Direct investments also enhance development of human capital resources, with the skills gained by the workforce through training increasing the overall education and human capital within a country. Foreign direct investment also brings about resource transfers of facilities and equipment as well as the exchanges of knowledge, technologies, and skills. These factors together lead to an increase in productivity of the workforce.
Foreign investments also ease international trade by lowering import tariffs and facilitating exports, while tax incentives provided to foreign investors attract new investments and spur growth and development of existing ventures. FDI also reduces the disparity between revenues and costs, bringing about lower production costs and thereby making products and services more competitive on global markets. Another advantage of foreign direct investment is the increase in the country’s income, with more jobs and higher wages resulting in a hike in national income and economic growth promotion.

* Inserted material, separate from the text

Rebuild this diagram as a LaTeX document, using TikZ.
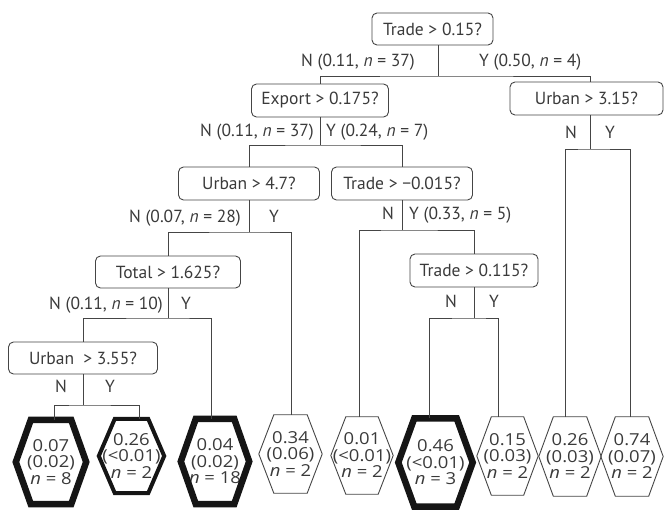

Notwithstanding the diligent efforts of KDIPA, and its list of achievements in the sixth annual report, foreign direct investment has played only a relatively small role in Kuwait’s economy. According to the latest report from the United Nations Conference on Trade and Development (UNCTAD) total FDI stock in Kuwait amounted to about $15 billion in 2019, equivalent to 10.9 percent of the country’s GDP. In comparison, FDI stock represented 78 percent and nearly 30 percent of GDP in Bahrain and Saudi Arabia, respectively.
A recent survey carried out by Kuwait’s Central Administration of Statistics, shows businesses and investors want procedures and policies to be streamlined to stimulate and encourage investments in Kuwait, especially foreign direct investments. The survey also showed respondents calling for granting permanent residence for a certain segment of investors, and granting long-term residence to other investors, for a period of at least 10 years. The questionnaire also revealed wide support for abolishing the sponsorship system for the investors, and softening the rules and requirements on visitor visas for investors, and overhauling housing and real estate laws to enable foreigners to fully own real estate assets in Kuwait.

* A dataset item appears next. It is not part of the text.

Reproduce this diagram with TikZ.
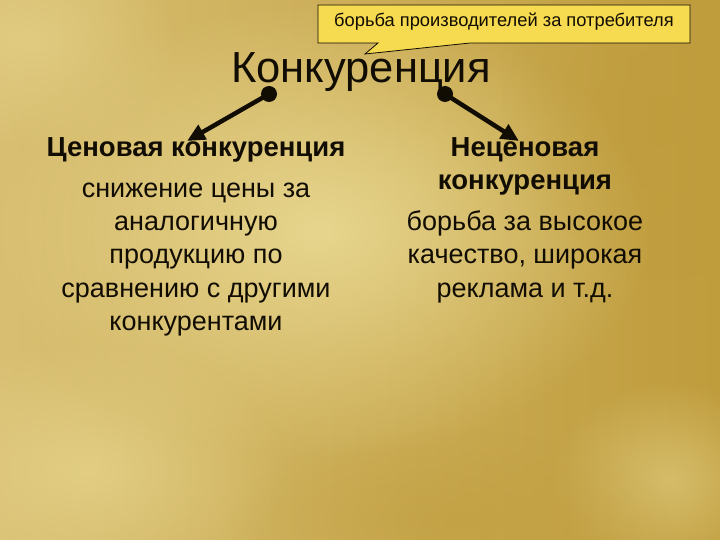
\documentclass[tikz,border=0pt]{standalone}
\usepackage{fontspec}
\setmainfont{Liberation Sans}
\usetikzlibrary{arrows.meta,fadings}
\definecolor{goldbase}{HTML}{D1B358}
\definecolor{goldlight}{HTML}{EADA94}
\definecolor{golddark}{HTML}{BF9C3C}
\definecolor{calloutfill}{HTML}{F6DA4F}
\definecolor{ink}{HTML}{120D02}
\tikzfading[name=softblob, inner color=transparent!0, outer color=transparent!100]
\tikzset{
  line/.style={anchor=base, inner sep=0pt, text=ink, font=\fontsize{27}{33}\selectfont},
  headline/.style={anchor=base, inner sep=0pt, text=ink, font=\fontsize{27.5}{33}\selectfont\bfseries},
  titletext/.style={anchor=base, inner sep=0pt, text=ink, font=\fontsize{43.5}{50}\selectfont},
  callouttext/.style={anchor=base, inner sep=0pt, text=ink, font=\fontsize{18.3}{22}\selectfont},
  bigarrow/.style={line width=4.5pt, draw=ink, -{Triangle[length=18pt,width=16pt]}},
  dotmark/.style={circle, fill=ink, inner sep=0pt, minimum size=16pt},
  blob/.style={path fading=softblob}
}
\begin{document}
\begin{tikzpicture}[x=1pt,y=-1pt]
\useasboundingbox (0,0) rectangle (720,540);
% background
\shade[left color=goldbase!85!white, right color=golddark] (0,0) rectangle (720,540);
\fill[goldlight, blob, opacity=0.9] (320,230) ellipse (330 and 230);
\fill[goldlight, blob, opacity=0.6] (90,470) ellipse (200 and 130);
\fill[goldlight, blob, opacity=0.5] (670,480) ellipse (120 and 100);
\fill[goldlight, blob, opacity=0.5] (30,40) ellipse (150 and 110);
\fill[golddark, blob, opacity=0.6] (660,120) ellipse (160 and 160);
\fill[golddark, blob, opacity=0.5] (450,520) ellipse (220 and 90);
% callout
\filldraw[fill=calloutfill, draw=ink, line width=0.8pt]
  (318,5) -- (690,5) -- (690,43) -- (470,43) -- (365,54) -- (378,43) -- (318,43) -- cycle;
\node[callouttext] (callout) at (504,27) {борьба производителей за потребителя};
% title
\node[titletext] (title) at (361,83) {Конкуренция};
% dots and arrows
\node[dotmark] (dl) at (269,94) {};
\node[dotmark] (dr) at (445,94) {};
\coordinate (tl) at (187,141);
\coordinate (tr) at (519,141);
\draw[bigarrow] (dl.center) -- (tl);
\draw[bigarrow] (dr.center) -- (tr);
% left column
\node[headline] (lh) at (196,157) {Ценовая конкуренция};
\node[line] (l1) at (196,197) {снижение цены за};
\node[line] (l2) at (196,230) {аналогичную};
\node[line] (l3) at (196,263) {продукцию по};
\node[line] (l4) at (196,297) {сравнению с другими};
\node[line] (l5) at (196,330) {конкурентами};
% right column
\node[headline] (rh1) at (525,157) {Неценовая};
\node[headline] (rh2) at (525,190) {конкуренция};
\node[line] (r1) at (525,230) {борьба за высокое};
\node[line] (r2) at (525,263) {качество, широкая};
\node[line] (r3) at (525,297) {реклама и т.д.};
\end{tikzpicture}
\end{document}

While most of the recommendations cannot be considered as innovative or imaginative, the fact that a large segment of respondents want significant changes to investment and real estate laws show that despite the successes notched by KDIPA, it is still a work in progress and much remains to be done to attract and sustain foreign direct investments in Kuwait.

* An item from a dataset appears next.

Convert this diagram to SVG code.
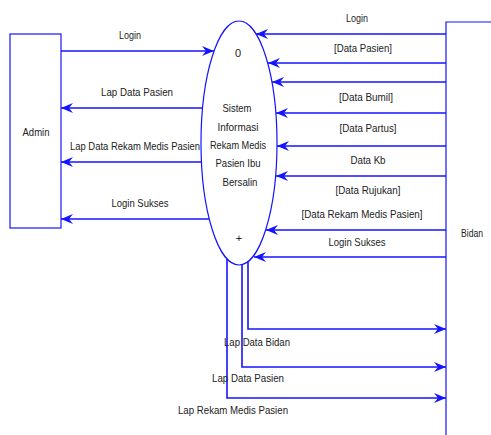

An earlier white paper submitted to the cabinet had also suggested changing the budget structure from a cost budget to a program and performance budget. In a performance budget, the allocation of funds and resources is based on specific goals agreed upon by budget committees and agency heads of services. The input of resources based on output of services is expected to motivate employees and encourage them to produce positive results. Though there are difficulties in its implementation, it is certainly something that the government could pursue if it is serious about improving productivity in its public-sector undertakings.
Experts concur that notwithstanding the current upward trajectory of the economy on the back of higher oil revenues, in the absence of meaningful reforms, the economy could be in for more of the same roller-coaster ride that it has experienced in the past. It is obvious that the government’s exhortation of economic diversification away from an overreliance on oil revenue, greater private sector participation in the economy, and creating more job opportunities for national cadre, will continue to ring hollow, unless and until it is willinging and able to boldly initiate and implement policies, and undertake painful reforms that put the economy on a sustainable path of growth and development.